Given data.

┌──

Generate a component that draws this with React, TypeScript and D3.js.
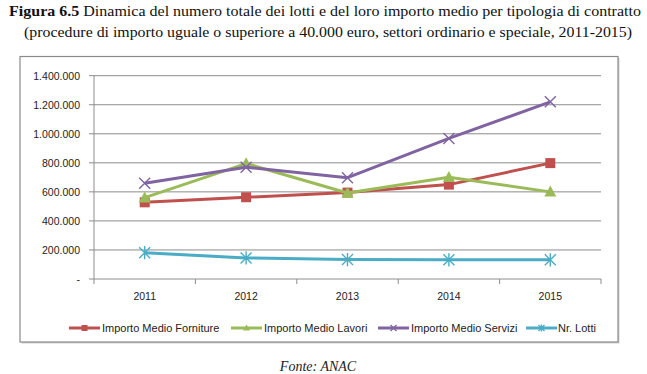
import React from "react";
import * as d3 from "d3";

const years = ["2011", "2012", "2013", "2014", "2015"];
const forniture = [528000, 563000, 595000, 650000, 798000];
const lavori = [560000, 795000, 592000, 700000, 600000];
const servizi = [660000, 770000, 698000, 968000, 1220000];
const lotti = [181000, 145000, 134000, 132000, 132000];
const yTicks = [0, 200000, 400000, 600000, 800000, 1000000, 1200000, 1400000];
const seriesNames = ["Importo Medio Forniture", "Importo Medio Lavori", "Importo Medio Servizi", "Nr. Lotti"];

const colors = ["#C0504D", "#9BBB59", "#8064A2", "#4BACC6"];
const seriesData = [forniture, lavori, servizi, lotti];

function fmt(v: number) {
  if (v === 0) return "-";
  return d3.format(",")(v).replace(/,/g, ".");
}

function Marker({ kind, x, y, color, s }: { kind: number; x: number; y: number; color: string; s: number }) {
  if (kind === 0) {
    return <rect x={x - s / 2} y={y - s / 2} width={s} height={s} fill={color} />;
  }
  if (kind === 1) {
    const h = s * 0.95;
    return (
      <path
        d={`M${x},${y - h * 0.6} L${x + s / 2 + 0.5},${y + h * 0.45} L${x - s / 2 - 0.5},${y + h * 0.45} Z`}
        fill={color}
      />
    );
  }
  const r = s / 2;
  if (kind === 2) {
    return (
      <path d={`M${x - r},${y - r} L${x + r},${y + r} M${x - r},${y + r} L${x + r},${y - r}`} stroke={color} strokeWidth={1.4} fill="none" />
    );
  }
  return (
    <path
      d={`M${x - r},${y - r} L${x + r},${y + r} M${x - r},${y + r} L${x + r},${y - r} M${x},${y - r * 1.2} L${x},${y + r * 1.2}`}
      stroke={color}
      strokeWidth={1.4}
      fill="none"
    />
  );
}

export default function App() {
  const W = 647;
  const H = 374;
  const x0 = 94;
  const x1 = 601;
  const xBand = d3.scaleBand<string>().domain(years).range([x0, x1]).padding(0);
  const y = d3.scaleLinear().domain([0, 1400000]).range([279, 75.7]);
  const cx = (yr: string) => (xBand(yr) as number) + xBand.bandwidth() / 2;
  const line = d3
    .line<number>()
    .x((_, i) => cx(years[i]))
    .y((v) => y(v));

  const gridColor = "#8c8c8c";
  const boundaries = years.map((yr) => xBand(yr) as number).concat([x1]);

  const legendItems = [
    { lx: 69, tx: 102 },
    { lx: 231, tx: 264 },
    { lx: 378, tx: 411 },
    { lx: 526, tx: 558 },
  ];
  const legendY = 328;

  return (
    <svg width={W} height={H} style={{ position: "absolute", left: 0, top: 0, background: "#fff" }}>
      <rect x={0} y={0} width={W} height={H} fill="#fff" />
      <text x={325} y={16} textAnchor="middle" fontFamily="Liberation Serif, serif" fontSize={15} fill="#111" textLength={632} lengthAdjust="spacingAndGlyphs">
        <tspan fontWeight="bold">Figura 6.5</tspan> Dinamica del numero totale dei lotti e del loro importo medio per tipologia di contratto
      </text>
      <text x={328} y={37} textAnchor="middle" fontFamily="Liberation Serif, serif" fontSize={15} fill="#111" textLength={608} lengthAdjust="spacingAndGlyphs">
        (procedure di importo uguale o superiore a 40.000 euro, settori ordinario e speciale, 2011-2015)
      </text>

      {/* chart box with shadow */}
      <rect x={21.5} y={58} width={598} height={285.5} fill="#d0d0d0" />
      <rect x={20} y={56.5} width={598} height={285.5} fill="#fff" stroke="#8a8a8a" strokeWidth={1.2} />

      {/* gridlines */}
      {yTicks.map((t) => (
        <g key={t}>
          <line x1={x0} x2={x1} y1={y(t)} y2={y(t)} stroke={gridColor} strokeWidth={1} />
          <line x1={x0 - 5} x2={x0} y1={y(t)} y2={y(t)} stroke={gridColor} strokeWidth={1} />
          <text x={80} y={y(t) + 3.8} textAnchor="end" fontFamily="Liberation Sans, Arial, sans-serif" fontSize={10.5} fill="#222">
            {fmt(t)}
          </text>
        </g>
      ))}
      <line x1={x0} x2={x0} y1={y(1400000)} y2={y(0)} stroke={gridColor} strokeWidth={1} />
      {boundaries.map((b, i) => (
        <line key={i} x1={b} x2={b} y1={y(0)} y2={y(0) + 5} stroke={gridColor} strokeWidth={1} />
      ))}
      {years.map((yr) => (
        <text key={yr} x={cx(yr)} y={300} textAnchor="middle" fontFamily="Liberation Sans, Arial, sans-serif" fontSize={10.5} fill="#222">
          {yr}
        </text>
      ))}

      {/* series */}
      {seriesData.map((vals, si) => (
        <g key={si}>
          <path d={line(vals) as string} fill="none" stroke={colors[si]} strokeWidth={3} strokeLinejoin="round" />
          {vals.map((v, i) => (
            <Marker key={i} kind={si} x={cx(years[i])} y={y(v)} color={colors[si]} s={si === 0 ? 10 : si === 1 ? 11 : 11} />
          ))}
        </g>
      ))}

      {/* legend */}
      {legendItems.map((it, i) => (
        <g key={i}>
          <line x1={it.lx} x2={it.lx + 31} y1={legendY} y2={legendY} stroke={colors[i]} strokeWidth={3} />
          <Marker kind={i} x={it.lx + 15.5} y={legendY} color={colors[i]} s={6} />
          <text x={it.tx} y={legendY + 4} fontFamily="Liberation Sans, Arial, sans-serif" fontSize={11} fill="#222">
            {seriesNames[i]}
          </text>
        </g>
      ))}

      <text x={318} y={371} textAnchor="middle" fontFamily="Liberation Serif, serif" fontStyle="italic" fontSize={14} fill="#222">
        Fonte: ANAC
      </text>
    </svg>
  );
}
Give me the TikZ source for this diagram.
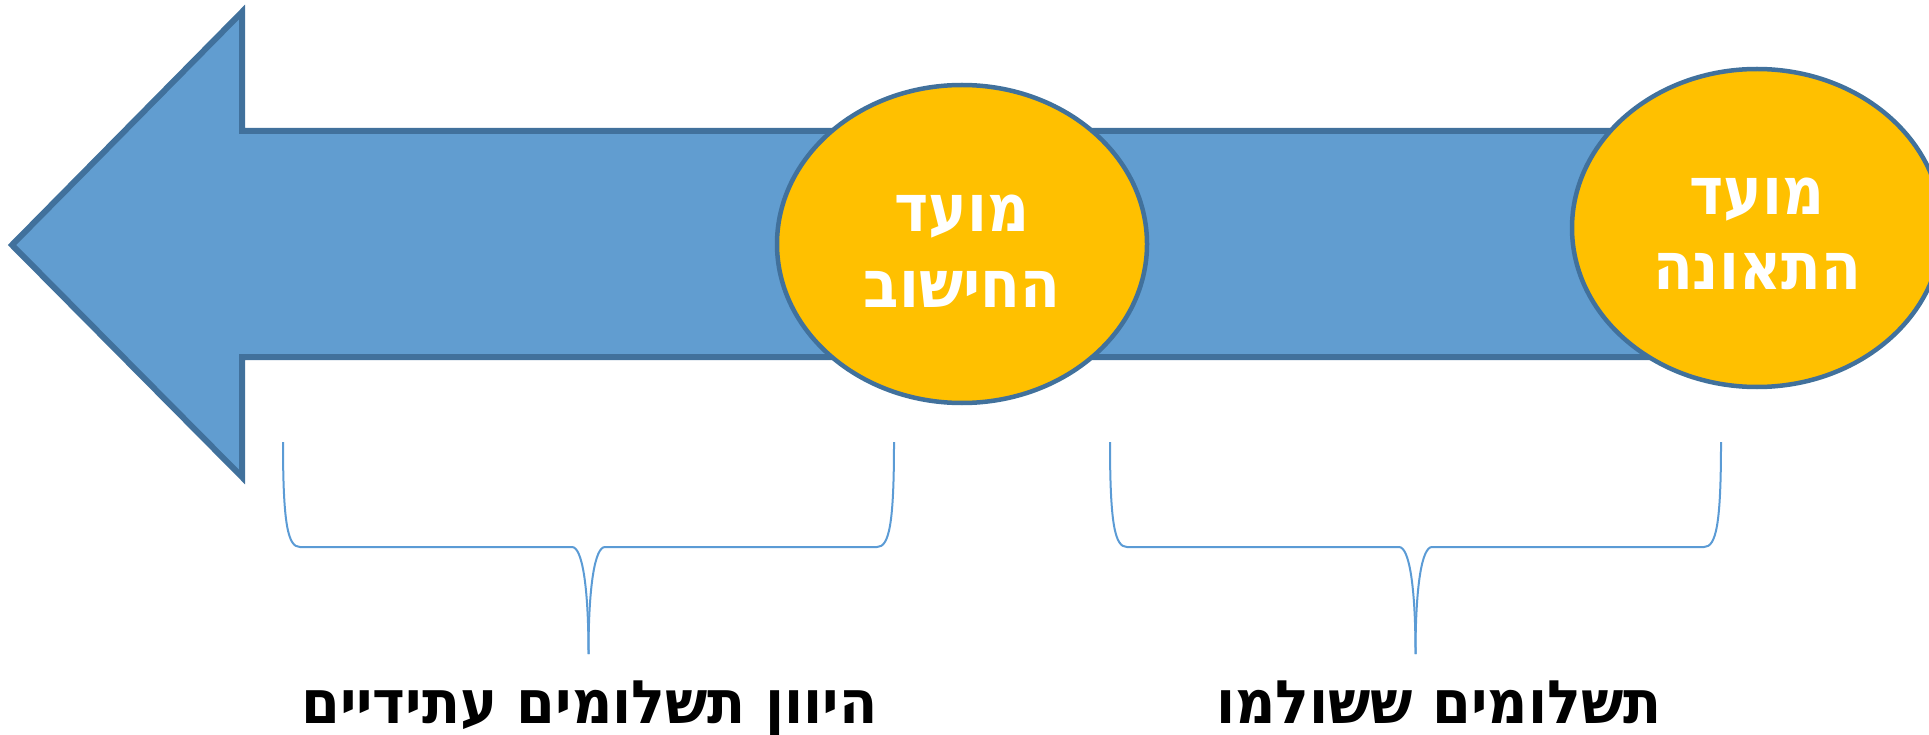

└──

Direction.
Print exactly the first line of the entries and every line after it through the one that contains "const boundaries = years.map((yr)", leaving the pictures out.

Output of the exercise.
Generate a component that draws this with React, TypeScript and D3.js.
import React from "react";
import * as d3 from "d3";

const years = ["2011", "2012", "2013", "2014", "2015"];
const forniture = [528000, 563000, 595000, 650000, 798000];
const lavori = [560000, 795000, 592000, 700000, 600000];
const servizi = [660000, 770000, 698000, 968000, 1220000];
const lotti = [181000, 145000, 134000, 132000, 132000];
const yTicks = [0, 200000, 400000, 600000, 800000, 1000000, 1200000, 1400000];
const seriesNames = ["Importo Medio Forniture", "Importo Medio Lavori", "Importo Medio Servizi", "Nr. Lotti"];

const colors = ["#C0504D", "#9BBB59", "#8064A2", "#4BACC6"];
const seriesData = [forniture, lavori, servizi, lotti];

function fmt(v: number) {
  if (v === 0) return "-";
  return d3.format(",")(v).replace(/,/g, ".");
}

function Marker({ kind, x, y, color, s }: { kind: number; x: number; y: number; color: string; s: number }) {
  if (kind === 0) {
    return <rect x={x - s / 2} y={y - s / 2} width={s} height={s} fill={color} />;
  }
  if (kind === 1) {
    const h = s * 0.95;
    return (
      <path
        d={`M${x},${y - h * 0.6} L${x + s / 2 + 0.5},${y + h * 0.45} L${x - s / 2 - 0.5},${y + h * 0.45} Z`}
        fill={color}
      />
    );
  }
  const r = s / 2;
  if (kind === 2) {
    return (
      <path d={`M${x - r},${y - r} L${x + r},${y + r} M${x - r},${y + r} L${x + r},${y - r}`} stroke={color} strokeWidth={1.4} fill="none" />
    );
  }
  return (
    <path
      d={`M${x - r},${y - r} L${x + r},${y + r} M${x - r},${y + r} L${x + r},${y - r} M${x},${y - r * 1.2} L${x},${y + r * 1.2}`}
      stroke={color}
      strokeWidth={1.4}
      fill="none"
    />
  );
}

export default function App() {
  const W = 647;
  const H = 374;
  const x0 = 94;
  const x1 = 601;
  const xBand = d3.scaleBand<string>().domain(years).range([x0, x1]).padding(0);
  const y = d3.scaleLinear().domain([0, 1400000]).range([279, 75.7]);
  const cx = (yr: string) => (xBand(yr) as number) + xBand.bandwidth() / 2;
  const line = d3
    .line<number>()
    .x((_, i) => cx(years[i]))
    .y((v) => y(v));

  const gridColor = "#8c8c8c";
  const boundaries = years.map((yr) => xBand(yr) as number).concat([x1]);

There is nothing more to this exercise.